TASK: Skip the pictures. Set down, word for word, the lines from the start of the material up to and including the line with "y = d3.scaleLinear().domain([0, 300]).range([height, 0]);".

═════ RECORDS SHOWN ═════

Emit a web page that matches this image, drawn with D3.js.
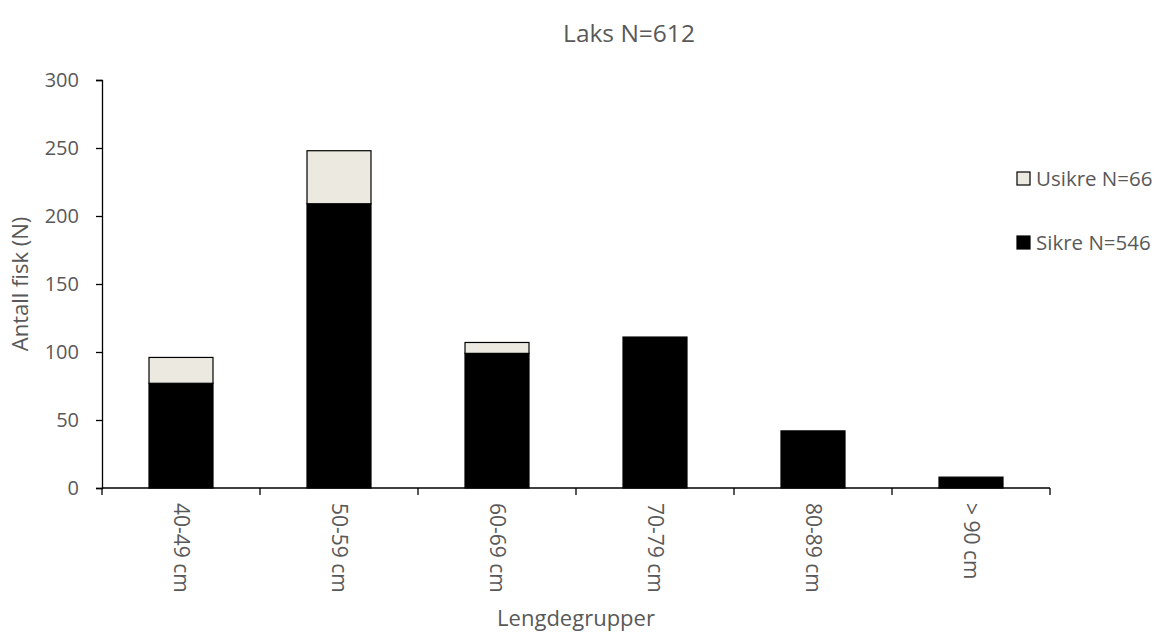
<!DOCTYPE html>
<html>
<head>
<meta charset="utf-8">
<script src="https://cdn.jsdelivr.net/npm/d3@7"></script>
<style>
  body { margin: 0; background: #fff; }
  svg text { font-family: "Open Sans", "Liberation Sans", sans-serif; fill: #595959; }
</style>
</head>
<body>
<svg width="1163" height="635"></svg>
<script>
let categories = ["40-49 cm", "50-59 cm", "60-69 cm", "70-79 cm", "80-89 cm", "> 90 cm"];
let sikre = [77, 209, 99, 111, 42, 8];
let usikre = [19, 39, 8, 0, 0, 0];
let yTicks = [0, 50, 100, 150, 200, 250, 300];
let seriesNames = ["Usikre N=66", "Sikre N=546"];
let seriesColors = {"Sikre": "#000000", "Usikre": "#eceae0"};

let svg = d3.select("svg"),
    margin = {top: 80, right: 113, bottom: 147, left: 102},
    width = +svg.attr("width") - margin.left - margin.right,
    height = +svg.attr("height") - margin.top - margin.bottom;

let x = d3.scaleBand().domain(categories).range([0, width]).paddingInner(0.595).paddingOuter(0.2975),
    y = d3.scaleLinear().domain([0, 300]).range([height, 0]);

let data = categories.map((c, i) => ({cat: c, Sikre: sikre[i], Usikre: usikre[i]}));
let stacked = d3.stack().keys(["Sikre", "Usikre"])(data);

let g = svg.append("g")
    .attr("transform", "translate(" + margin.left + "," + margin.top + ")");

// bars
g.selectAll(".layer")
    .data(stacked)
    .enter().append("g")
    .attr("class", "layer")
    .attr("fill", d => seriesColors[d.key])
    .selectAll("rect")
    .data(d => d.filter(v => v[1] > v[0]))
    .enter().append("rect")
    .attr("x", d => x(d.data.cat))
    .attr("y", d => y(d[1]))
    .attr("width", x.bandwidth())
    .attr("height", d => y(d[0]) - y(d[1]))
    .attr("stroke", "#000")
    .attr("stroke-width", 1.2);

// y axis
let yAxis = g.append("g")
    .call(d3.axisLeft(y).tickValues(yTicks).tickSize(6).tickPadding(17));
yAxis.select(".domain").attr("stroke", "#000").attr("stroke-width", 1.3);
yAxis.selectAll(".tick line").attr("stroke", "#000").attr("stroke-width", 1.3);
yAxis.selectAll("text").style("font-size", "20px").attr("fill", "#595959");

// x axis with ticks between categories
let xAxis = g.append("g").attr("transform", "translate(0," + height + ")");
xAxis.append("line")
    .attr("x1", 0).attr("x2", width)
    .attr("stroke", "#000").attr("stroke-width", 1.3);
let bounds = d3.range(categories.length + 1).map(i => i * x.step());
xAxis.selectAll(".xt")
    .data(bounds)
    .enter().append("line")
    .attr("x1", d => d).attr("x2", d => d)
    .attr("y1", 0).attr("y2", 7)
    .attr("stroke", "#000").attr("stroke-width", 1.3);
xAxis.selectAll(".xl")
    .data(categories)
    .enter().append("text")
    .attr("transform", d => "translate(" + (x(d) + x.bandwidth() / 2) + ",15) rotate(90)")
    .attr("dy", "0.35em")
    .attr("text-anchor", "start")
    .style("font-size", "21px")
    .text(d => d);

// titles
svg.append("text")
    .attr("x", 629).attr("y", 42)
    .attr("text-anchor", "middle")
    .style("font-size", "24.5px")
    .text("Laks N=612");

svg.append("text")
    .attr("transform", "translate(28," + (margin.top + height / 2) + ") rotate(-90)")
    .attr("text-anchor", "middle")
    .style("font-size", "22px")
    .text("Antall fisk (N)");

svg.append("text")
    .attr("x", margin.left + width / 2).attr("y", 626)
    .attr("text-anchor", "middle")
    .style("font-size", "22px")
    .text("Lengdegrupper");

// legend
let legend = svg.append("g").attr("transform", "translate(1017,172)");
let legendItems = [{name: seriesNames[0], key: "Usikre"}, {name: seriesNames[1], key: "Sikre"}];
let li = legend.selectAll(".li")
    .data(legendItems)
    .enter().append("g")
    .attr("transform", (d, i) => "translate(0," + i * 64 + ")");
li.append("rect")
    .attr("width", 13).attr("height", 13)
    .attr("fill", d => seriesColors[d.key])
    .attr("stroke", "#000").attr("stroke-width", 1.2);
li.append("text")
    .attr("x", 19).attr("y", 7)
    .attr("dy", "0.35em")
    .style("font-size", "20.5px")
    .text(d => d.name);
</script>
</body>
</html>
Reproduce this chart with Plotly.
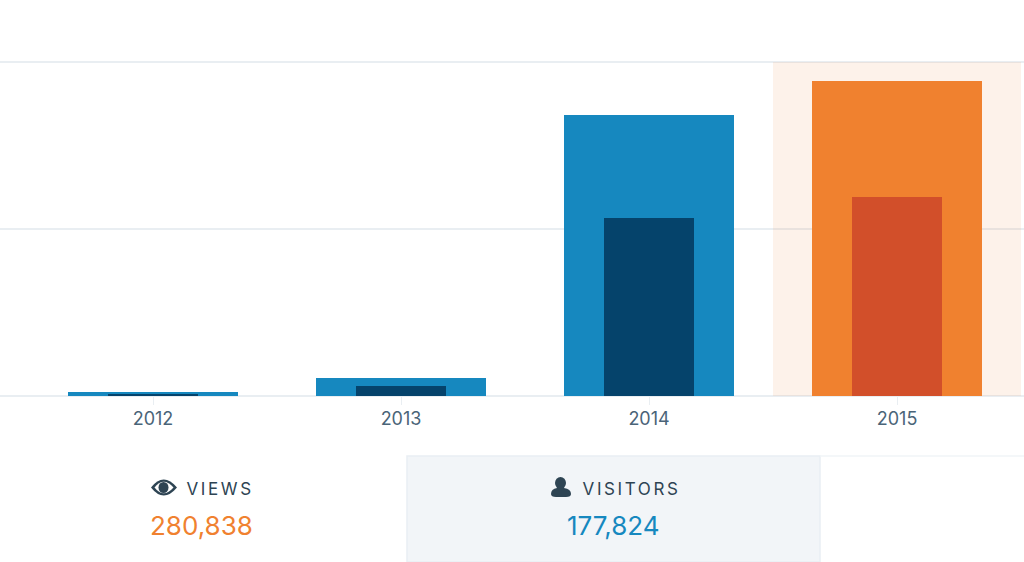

═════

EXERCISE OUTPUT:
Emit a web page that matches this image, drawn with D3.js.
<!DOCTYPE html>
<html>
<head>
<meta charset="utf-8">
<script src="https://cdn.jsdelivr.net/npm/d3@7"></script>
<style>
  body { margin: 0; background: #fff; }
  svg text { font-family: "Open Sans", "Liberation Sans", sans-serif; fill: #595959; }
</style>
</head>
<body>
<svg width="1163" height="635"></svg>
<script>
let categories = ["40-49 cm", "50-59 cm", "60-69 cm", "70-79 cm", "80-89 cm", "> 90 cm"];
let sikre = [77, 209, 99, 111, 42, 8];
let usikre = [19, 39, 8, 0, 0, 0];
let yTicks = [0, 50, 100, 150, 200, 250, 300];
let seriesNames = ["Usikre N=66", "Sikre N=546"];
let seriesColors = {"Sikre": "#000000", "Usikre": "#eceae0"};

let svg = d3.select("svg"),
    margin = {top: 80, right: 113, bottom: 147, left: 102},
    width = +svg.attr("width") - margin.left - margin.right,
    height = +svg.attr("height") - margin.top - margin.bottom;

let x = d3.scaleBand().domain(categories).range([0, width]).paddingInner(0.595).paddingOuter(0.2975),
    y = d3.scaleLinear().domain([0, 300]).range([height, 0]);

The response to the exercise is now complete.